Giovanni Gentile

 

(Castelvetrano 29 Maggio 1875-Firenze 15 Aprile 1944)

 

Giovanni Gentile nasce a Castelvetrano, ma trascorre l’infanzia a Campobello di Mazara dove il padre ha una farmacia. A Castelvetrano frequenta il ginnasio e a Trapani il liceo classico. Nel 1893 si trasferisce a Pisa perché ha vinto una borsa di studio nella prestigiosa Scuola Normale Superiore.

 

Dopo la laurea insegna nel liceo ‘Mario Pagano’ di Campobasso dove conosce Ermina Nudi che sposa nel 1901.
Nel 1902 ottiene la libera docenza in filosofia teoretica presso l’Università di Napoli, ma l’ambiente accademico, dominato dai positivisti, è ostile a questo giovane filosofo che si scontra con docenti e studiosi dell’epoca. A difenderlo c’è solo Benedetto Croce; La loro amicizia è un sodalizio e su ‘La Critica’ lavorano insieme al rinnovamento della cultura italiana.

 

I primi dissensi fra i due amici nascono nel 1913: si tratta di questioni filosofiche. Nel 1914 Gentile si trasferisce a Pisa, come docente di filosofia teoretica e subito dopo il conflitto mondiale è a Roma dove insegna storia della filosofia alla ‘Sapienza’.

 

Nella Grande Guerra, Gentile si schiera a favore dell’intervento, poiché vede, nel conflitto, il compimento del Risorgimento e la possibilità che nel Paese si acceleri il processo di costruzione dell’identità nazionale. È in quest’ottica che Gentile, dal 1919, intensifica il suo impegno per la riforma scolastica e che, nel 1922, aderisce al fascismo.

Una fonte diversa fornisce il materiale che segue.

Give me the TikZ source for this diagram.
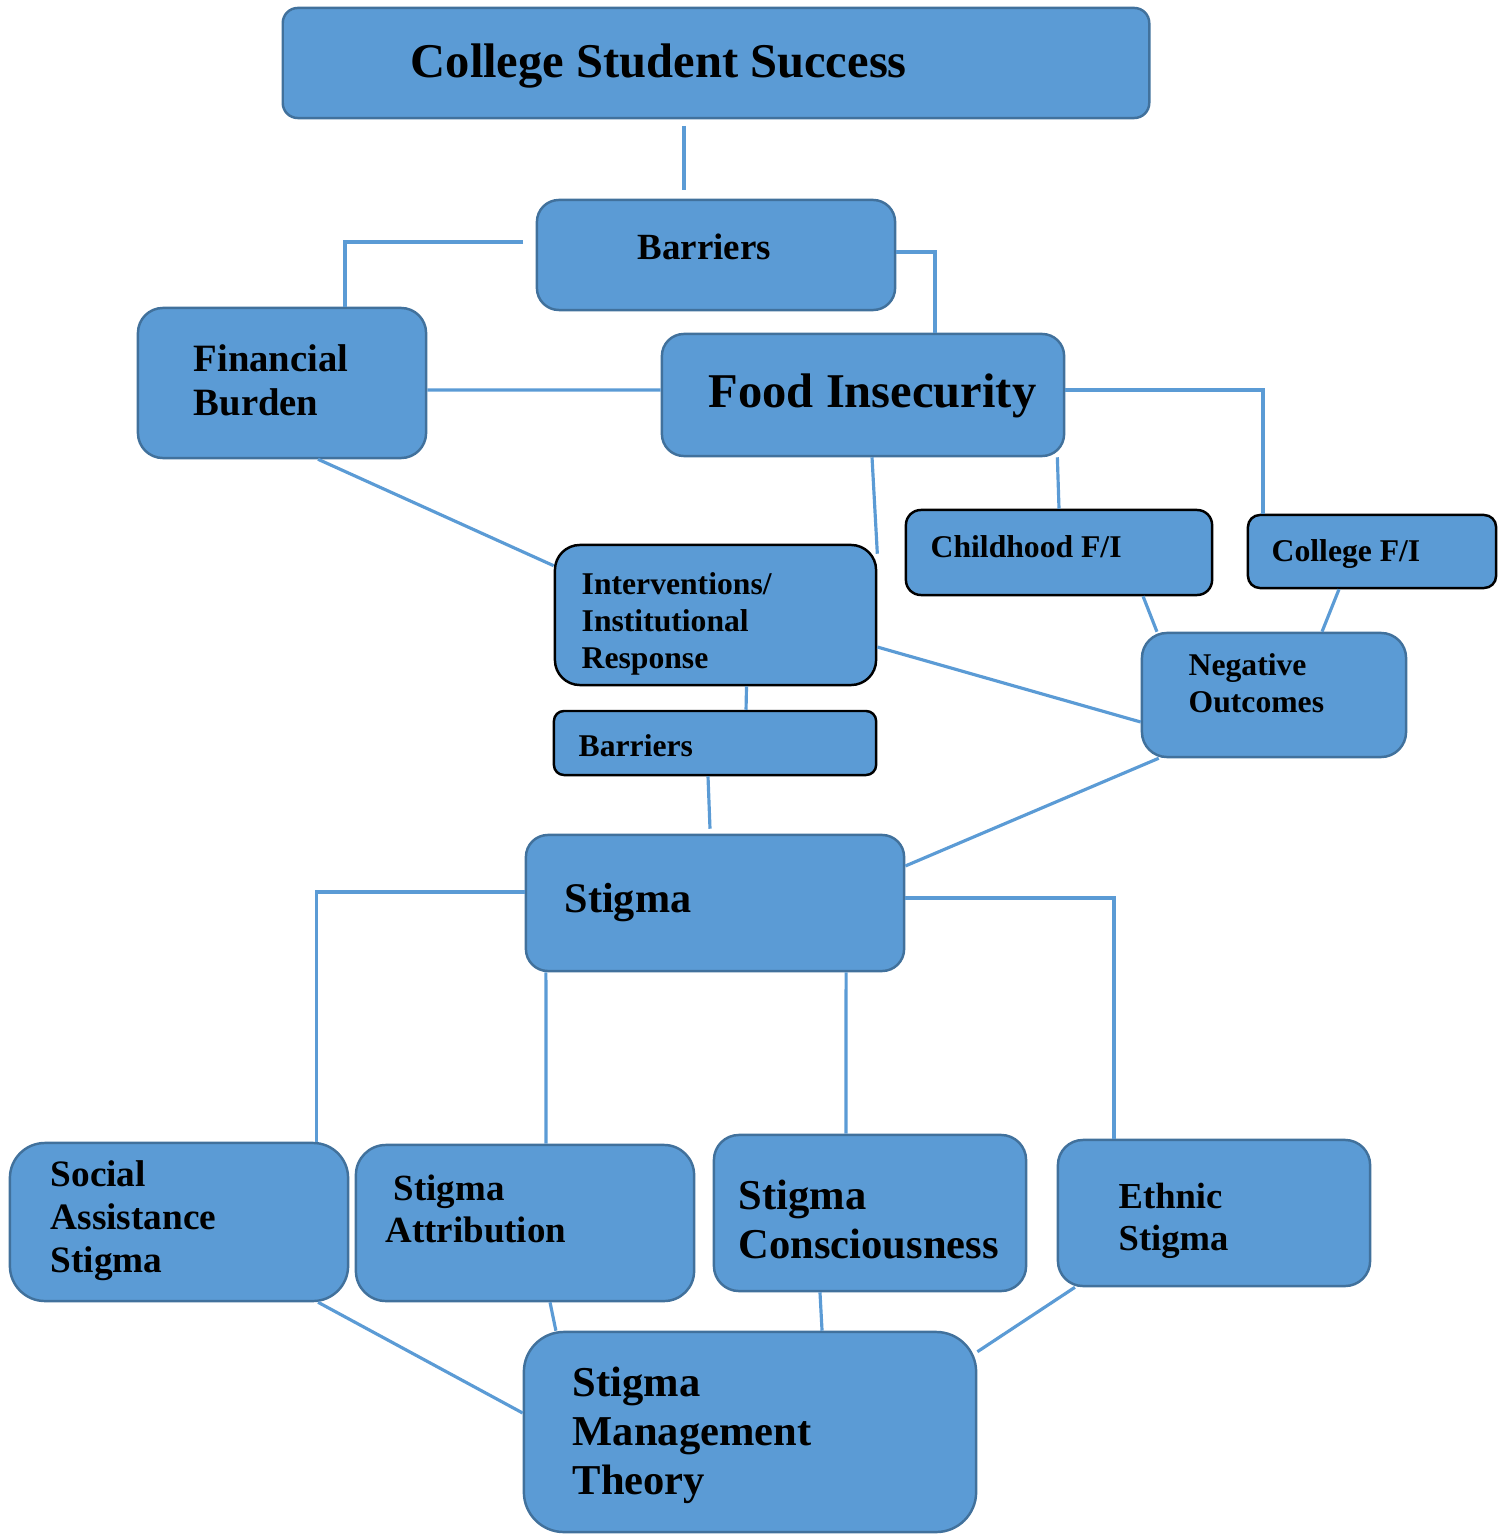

Nell’ottobre del 1922 Mussolini, nominandolo Ministro dell’Istruzione, gli offre l’occasione per realizzare la riforma della scuola cui lavora dall’inizio del secolo. Gentile è convinto di poter dare al nuovo regime un’ideologia compiuta; assieme a lui aderiscono al fascismo molti giovani intellettuali, persuasi che il fascismo possa segnare una svolta nella storia d’Italia e che al filosofo debba essere riconosciuto il ruolo di ideologo del fascismo.

Si dimetterà dal Ministero dell’Istruzione nel 1924. Pochi mesi dopo è a capo della ‘Commissione dei Quindici’, istituita dal partito fascista per elaborare un progetto di riforma dello Statuto Albertino.

 

Nel 1925 è presidente dell’Istituto Nazionale Fascista di Cultura e autore del Manifesto degli intellettuali fascisti. Le sue scelte politiche lo allontanano definitivamente da Croce che scrive il Manifesto degli intellettuali antifascisti e diventa, negli anni, il simbolo di una cultura che non si è piegata al fascismo.

Gentile risulta essere l’intellettuale italiano che ricopre il maggior numero di incarichi istituzionali. Il regime gli riconosce un grande potere: controlla alcune delle principali case editrici, scrive su autorevoli riviste, è dal 1925 direttore dell’Enciclopedia Italiana.

 

Nel 1928 diventa regio commissario della Scuola Normale di Pisa,  è nominato Presidente del Comitato Nazionale per la Storia del Risorgimento, è Presidente dell’Istituto Italiano per il Medio e l’Estremo Oriente, è regio commissario dell’Istituto Storico Italiano per l’età moderna e contemporanea.

 

Aderisce alla Repubblica Sociale Italiana e diviene Presidente dell’Accademia dei Lincei in una Firenze occupata dai nazisti.

 

Pagherà con la morte la propria scelta: Il 15 aprile del 1944, mentre rientra a casa senza scorta, un gruppo di partigiani, guidati da Bruno Fanciullacci, lo uccide davanti al cancello dopo avergli chiesto se è proprio lui Giovanni Gentile.